Hey! well first of all you guys really are awesome and im very grateful. Eitherway I was wondering if you guys could help me with relating sourcing tot the actiualy thesis and prompt. I get how to get sourcing but how do you go the extra step of the way and relate to the thesis to actually get the point. Could you give an example too? thank you : )
Same! I have the exact same issue. And then, when I check the rubrics I’m like how does this even relate to the thesis? I’m so confused on it too!
Does sourcing need to directly support our argument?
I believe showing an example would work better than explanations so here’s a sample of a recent DBQ I did on how slavery changed as an institution during the 18th-19th centuries for APUSH:
- First sentence is my introduction.
- Second sentence is my HIPP/sourcing (guess what it is!)
- Third sentence is my connection to the prompt.
Slaves continued to be held in figurative shackles as well as their routines are tightly controlled from waking up to sleeping (Doc 5). As an African American slave, Bibb and people from his race remain oppressed and controlled by drills and expectations in plantations and cotton fields as escape was never a realistic option. His experiences show only a fraction of the inhumane treatment he receive as a consequence of the persistence of slavery between the late 18th and early 19th centuries.

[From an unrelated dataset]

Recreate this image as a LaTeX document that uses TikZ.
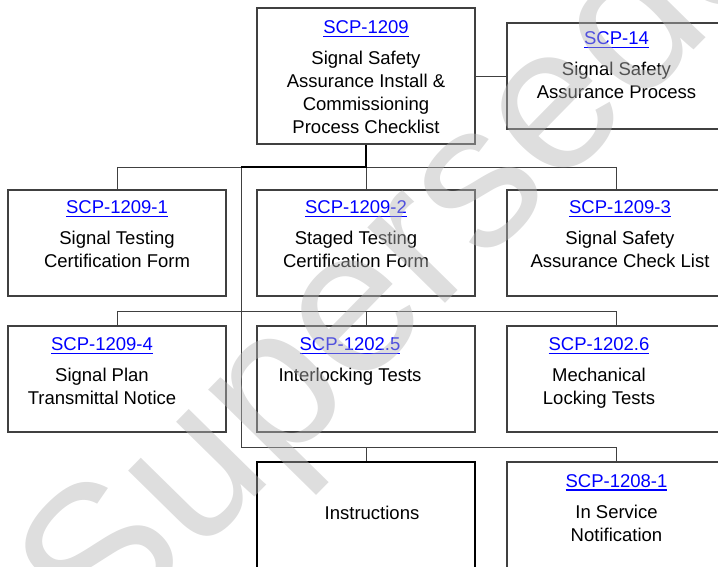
\documentclass[tikz,border=0pt]{standalone}
\usepackage{fontspec}
\setmainfont{Liberation Sans}
\usetikzlibrary{positioning}
\definecolor{lnk_blue}{RGB}{0, 0, 255}
\definecolor{edge_grey}{RGB}{64, 64, 64}
\newcommand{\scpref}[1]{\textcolor{lnk_blue}{\setbox0\hbox{#1}\rlap{\rule[-3.2pt]{\wd0}{1.3pt}}\box0}}

\begin{document}
\begin{tikzpicture}[x=1pt, y=-1pt, font=\fontsize{18.5}{23}\selectfont,
      doc/.style={draw=edge_grey, line width=1.2pt, minimum width=218pt, minimum height=106pt, inner sep=0pt},
      txt/.style={align=center, inner sep=0pt, anchor=north},
      bus/.style={draw=edge_grey, line width=0.9pt},
      trunk/.style={draw=black, line width=1.8pt},
      stamp/.style={font=\fontsize{205}{205}\selectfont, text=black!29, opacity=0.45, rotate=45.5}]
    \clip (0,0) rectangle (718,567);
    % boxes
    \node[doc, minimum height=136pt] (top) at (366,76)  {};
    \node[doc]   (proc) at (616,76)  {};
    \node[doc]   (f1)   at (117,243) {};
    \node[doc]   (f2)   at (366,243) {};
    \node[doc]   (f3)   at (616,243) {};
    \node[doc]   (f4)   at (117,379) {};
    \node[doc]   (il)   at (366,379) {};
    \node[doc]   (ml)   at (616,379) {};
    \node[doc, draw=black, line width=2pt, minimum height=110pt] (ins) at (366,517) {};
    \node[doc, minimum height=110pt] (svc) at (616,517) {};
    % texts
    \node[txt] (top-t)  at (366,20.6)  {\scpref{SCP-1209}\\[8pt] Signal Safety\\ Assurance Install \&\\ Commissioning\\ Process Checklist};
    \node[txt] (proc-t) at (616.5,31.6) {\scpref{SCP-14}\\[8pt] Signal Safety\\ Assurance Process};
    \node[txt] (f1-t)   at (117,200.6) {\scpref{SCP-1209-1}\\[8pt] Signal Testing\\ Certification Form};
    \node[txt] (f2-t)   at (356,200.6) {\scpref{SCP-1209-2}\\[8pt] Staged Testing\\ Certification Form};
    \node[txt] (f3-t)   at (620,200.6) {\scpref{SCP-1209-3}\\[8pt] Signal Safety\\ Assurance Check List};
    \node[txt] (f4-t)   at (102,337.6) {\scpref{SCP-1209-4}\\[8pt] Signal Plan\\ Transmittal Notice};
    \node[txt] (il-t)   at (350,337.6) {\scpref{SCP-1202.5}\\[8pt] Interlocking Tests};
    \node[txt] (ml-t)   at (599,337.6) {\scpref{SCP-1202.6}\\[8pt] Mechanical\\ Locking Tests};
    \node[txt] (ins-t)  at (372,505.6) {Instructions};
    \node[txt] (svc-t)  at (616.5,474.3) {\scpref{SCP-1208-1}\\[8pt] In Service\\ Notification};
    % connectors
    \coordinate (bus2) at (0,167);
    \coordinate (bus3) at (0,311);
    \coordinate (bus4) at (0,447);
    \draw[bus] (top.east) -- (proc.west);
    \draw[bus] (f1.north |- bus2) -- (f3.north |- bus2);
    \draw[bus] (f1.north |- bus3) -- (ml.north |- bus3);
    \draw[bus] (241,167) -- (241,447) -- (svc.north |- bus4);
    \foreach \n/\b in {f1/bus2, f2/bus2, f3/bus2, f4/bus3, il/bus3, ml/bus3, ins/bus4, svc/bus4}
      \draw[bus] (\n.north |- \b) -- (\n.north);
    \draw[trunk] (top.south) -- (top.south |- bus2) -- (241,167);
    % watermark
    \node[stamp] (mark) at (450,223) {Superseded};
\end{tikzpicture}
\end{document}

Everything should relate to that prompt. Remember you need to answer the question. When you source, try to explain why that person would respond in the way they are as it relates to the overall them in the prompt (a ruler trying to keep control or a peasant trying to push for more). Bring back your audience to who most people are in that prompt. These are just a couple ideas… hope they help…
Thank you so much!
Hi! While I understand that, sometimes I just cannot find a single way to relate it too the prompt. Like for example, I was doing a DBQ on the power of women in societies. And while the document supported my claim and I found a POV for this document, I just couldn’t figure out how to connect the POV to my claim. It just didnt make sense, and I find this w/ all of the DBQ’s I write.
Here is what I wrote, in case this might give more context.
Claim: Some societies did not have women exercise power and rather practiced the veiling and submission of women.
source: Empress of China, around the 15th century
claim: that women were expected to be filial, and serve their husband.
POV: The author of this document practiced Confucianism, , so as a practicer of Confucianism, she is more influenced by filial piety, and so the idea of women submitting to men is a means to keep order of society, and balance respect.
So, while I understood the POV, I didn’t understand how to connect it to the claim.
Thank you so much for reading this and helping me! I really appreciate it so much!
Could you put something in your answer about the fact that this traditional view supports the societal trend of China where in Confucian thought, patriarchal ties are of great import?
I think your POV does a decent job of already making the link … it might just be in your wording…
I totally understand that! And it also makes a lot more sense as to why when I grade my essays, I can never find that tie. I genuinely thank you so much for your help, and hopefully on tomorrows essay I can figure out the sourcing!